[Start]
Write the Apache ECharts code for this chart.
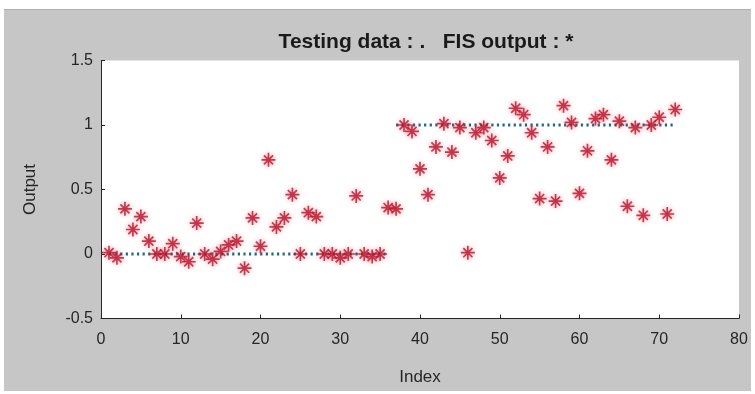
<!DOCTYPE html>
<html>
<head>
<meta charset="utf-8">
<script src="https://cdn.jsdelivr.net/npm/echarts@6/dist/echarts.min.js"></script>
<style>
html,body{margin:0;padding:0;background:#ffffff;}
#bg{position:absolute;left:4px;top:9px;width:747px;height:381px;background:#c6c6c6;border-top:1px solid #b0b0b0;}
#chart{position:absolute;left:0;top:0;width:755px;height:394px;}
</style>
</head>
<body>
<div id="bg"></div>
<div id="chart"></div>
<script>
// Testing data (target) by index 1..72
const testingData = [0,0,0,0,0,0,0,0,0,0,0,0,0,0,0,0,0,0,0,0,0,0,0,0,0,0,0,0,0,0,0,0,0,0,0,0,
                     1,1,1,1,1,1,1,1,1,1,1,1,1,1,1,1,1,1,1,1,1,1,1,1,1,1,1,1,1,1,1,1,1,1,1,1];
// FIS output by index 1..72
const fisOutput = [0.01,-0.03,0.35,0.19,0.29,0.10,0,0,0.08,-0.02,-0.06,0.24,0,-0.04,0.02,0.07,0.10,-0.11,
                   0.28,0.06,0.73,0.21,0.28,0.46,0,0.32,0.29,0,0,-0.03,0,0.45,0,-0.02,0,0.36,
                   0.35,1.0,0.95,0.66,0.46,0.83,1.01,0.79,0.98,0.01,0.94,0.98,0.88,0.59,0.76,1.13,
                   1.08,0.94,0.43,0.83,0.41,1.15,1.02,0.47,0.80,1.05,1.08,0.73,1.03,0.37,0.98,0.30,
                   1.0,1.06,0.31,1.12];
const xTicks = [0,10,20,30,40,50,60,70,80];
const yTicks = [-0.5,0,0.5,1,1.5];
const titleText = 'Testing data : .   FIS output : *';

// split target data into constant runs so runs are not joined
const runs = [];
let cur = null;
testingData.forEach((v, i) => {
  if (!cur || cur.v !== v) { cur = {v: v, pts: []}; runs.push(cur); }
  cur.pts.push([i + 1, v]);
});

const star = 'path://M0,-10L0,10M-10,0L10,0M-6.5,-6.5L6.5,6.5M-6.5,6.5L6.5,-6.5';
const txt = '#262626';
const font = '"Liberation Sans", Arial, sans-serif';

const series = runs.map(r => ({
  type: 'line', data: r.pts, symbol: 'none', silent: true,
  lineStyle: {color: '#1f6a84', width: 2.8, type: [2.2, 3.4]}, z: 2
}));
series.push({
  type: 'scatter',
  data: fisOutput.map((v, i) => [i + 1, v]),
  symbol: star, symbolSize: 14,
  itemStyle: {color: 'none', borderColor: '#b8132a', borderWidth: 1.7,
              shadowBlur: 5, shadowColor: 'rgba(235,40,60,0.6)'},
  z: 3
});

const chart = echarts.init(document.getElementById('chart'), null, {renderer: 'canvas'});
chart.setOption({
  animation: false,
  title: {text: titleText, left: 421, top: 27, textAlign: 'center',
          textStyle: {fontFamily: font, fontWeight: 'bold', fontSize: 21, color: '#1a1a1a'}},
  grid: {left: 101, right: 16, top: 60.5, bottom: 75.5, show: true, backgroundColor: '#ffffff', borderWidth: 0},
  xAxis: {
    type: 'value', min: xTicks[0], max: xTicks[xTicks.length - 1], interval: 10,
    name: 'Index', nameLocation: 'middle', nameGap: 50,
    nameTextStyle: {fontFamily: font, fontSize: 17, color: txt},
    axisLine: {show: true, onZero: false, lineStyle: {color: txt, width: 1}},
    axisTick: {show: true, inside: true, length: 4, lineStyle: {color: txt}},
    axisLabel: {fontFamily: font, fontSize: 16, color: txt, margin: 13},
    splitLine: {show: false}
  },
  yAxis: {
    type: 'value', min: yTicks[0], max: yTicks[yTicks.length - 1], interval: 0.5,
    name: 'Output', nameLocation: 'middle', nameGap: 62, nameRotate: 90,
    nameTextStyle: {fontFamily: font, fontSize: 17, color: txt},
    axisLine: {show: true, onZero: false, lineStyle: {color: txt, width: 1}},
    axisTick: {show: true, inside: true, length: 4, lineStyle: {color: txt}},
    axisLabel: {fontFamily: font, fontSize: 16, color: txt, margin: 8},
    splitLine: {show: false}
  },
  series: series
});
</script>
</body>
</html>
[End]
Given instruction
Copy out each line exactly, without the pictures.

Reply to the task
Write the Apache ECharts code for this chart.
<!DOCTYPE html>
<html>
<head>
<meta charset="utf-8">
<script src="https://cdn.jsdelivr.net/npm/echarts@6/dist/echarts.min.js"></script>
<style>
html,body{margin:0;padding:0;background:#ffffff;}
#bg{position:absolute;left:4px;top:9px;width:747px;height:381px;background:#c6c6c6;border-top:1px solid #b0b0b0;}
#chart{position:absolute;left:0;top:0;width:755px;height:394px;}
</style>
</head>
<body>
<div id="bg"></div>
<div id="chart"></div>
<script>
// Testing data (target) by index 1..72
const testingData = [0,0,0,0,0,0,0,0,0,0,0,0,0,0,0,0,0,0,0,0,0,0,0,0,0,0,0,0,0,0,0,0,0,0,0,0,
                     1,1,1,1,1,1,1,1,1,1,1,1,1,1,1,1,1,1,1,1,1,1,1,1,1,1,1,1,1,1,1,1,1,1,1,1];
// FIS output by index 1..72
const fisOutput = [0.01,-0.03,0.35,0.19,0.29,0.10,0,0,0.08,-0.02,-0.06,0.24,0,-0.04,0.02,0.07,0.10,-0.11,
                   0.28,0.06,0.73,0.21,0.28,0.46,0,0.32,0.29,0,0,-0.03,0,0.45,0,-0.02,0,0.36,
                   0.35,1.0,0.95,0.66,0.46,0.83,1.01,0.79,0.98,0.01,0.94,0.98,0.88,0.59,0.76,1.13,
                   1.08,0.94,0.43,0.83,0.41,1.15,1.02,0.47,0.80,1.05,1.08,0.73,1.03,0.37,0.98,0.30,
                   1.0,1.06,0.31,1.12];
const xTicks = [0,10,20,30,40,50,60,70,80];
const yTicks = [-0.5,0,0.5,1,1.5];
const titleText = 'Testing data : .   FIS output : *';

// split target data into constant runs so runs are not joined
const runs = [];
let cur = null;
testingData.forEach((v, i) => {
  if (!cur || cur.v !== v) { cur = {v: v, pts: []}; runs.push(cur); }
  cur.pts.push([i + 1, v]);
});

const star = 'path://M0,-10L0,10M-10,0L10,0M-6.5,-6.5L6.5,6.5M-6.5,6.5L6.5,-6.5';
const txt = '#262626';
const font = '"Liberation Sans", Arial, sans-serif';

const series = runs.map(r => ({
  type: 'line', data: r.pts, symbol: 'none', silent: true,
  lineStyle: {color: '#1f6a84', width: 2.8, type: [2.2, 3.4]}, z: 2
}));
series.push({
  type: 'scatter',
  data: fisOutput.map((v, i) => [i + 1, v]),
  symbol: star, symbolSize: 14,
  itemStyle: {color: 'none', borderColor: '#b8132a', borderWidth: 1.7,
              shadowBlur: 5, shadowColor: 'rgba(235,40,60,0.6)'},
  z: 3
});

const chart = echarts.init(document.getElementById('chart'), null, {renderer: 'canvas'});
chart.setOption({
  animation: false,
  title: {text: titleText, left: 421, top: 27, textAlign: 'center',
          textStyle: {fontFamily: font, fontWeight: 'bold', fontSize: 21, color: '#1a1a1a'}},
  grid: {left: 101, right: 16, top: 60.5, bottom: 75.5, show: true, backgroundColor: '#ffffff', borderWidth: 0},
  xAxis: {
    type: 'value', min: xTicks[0], max: xTicks[xTicks.length - 1], interval: 10,
    name: 'Index', nameLocation: 'middle', nameGap: 50,
    nameTextStyle: {fontFamily: font, fontSize: 17, color: txt},
    axisLine: {show: true, onZero: false, lineStyle: {color: txt, width: 1}},
    axisTick: {show: true, inside: true, length: 4, lineStyle: {color: txt}},
    axisLabel: {fontFamily: font, fontSize: 16, color: txt, margin: 13},
    splitLine: {show: false}
  },
  yAxis: {
    type: 'value', min: yTicks[0], max: yTicks[yTicks.length - 1], interval: 0.5,
    name: 'Output', nameLocation: 'middle', nameGap: 62, nameRotate: 90,
    nameTextStyle: {fontFamily: font, fontSize: 17, color: txt},
    axisLine: {show: true, onZero: false, lineStyle: {color: txt, width: 1}},
    axisTick: {show: true, inside: true, length: 4, lineStyle: {color: txt}},
    axisLabel: {fontFamily: font, fontSize: 16, color: txt, margin: 8},
    splitLine: {show: false}
  },
  series: series
});
</script>
</body>
</html>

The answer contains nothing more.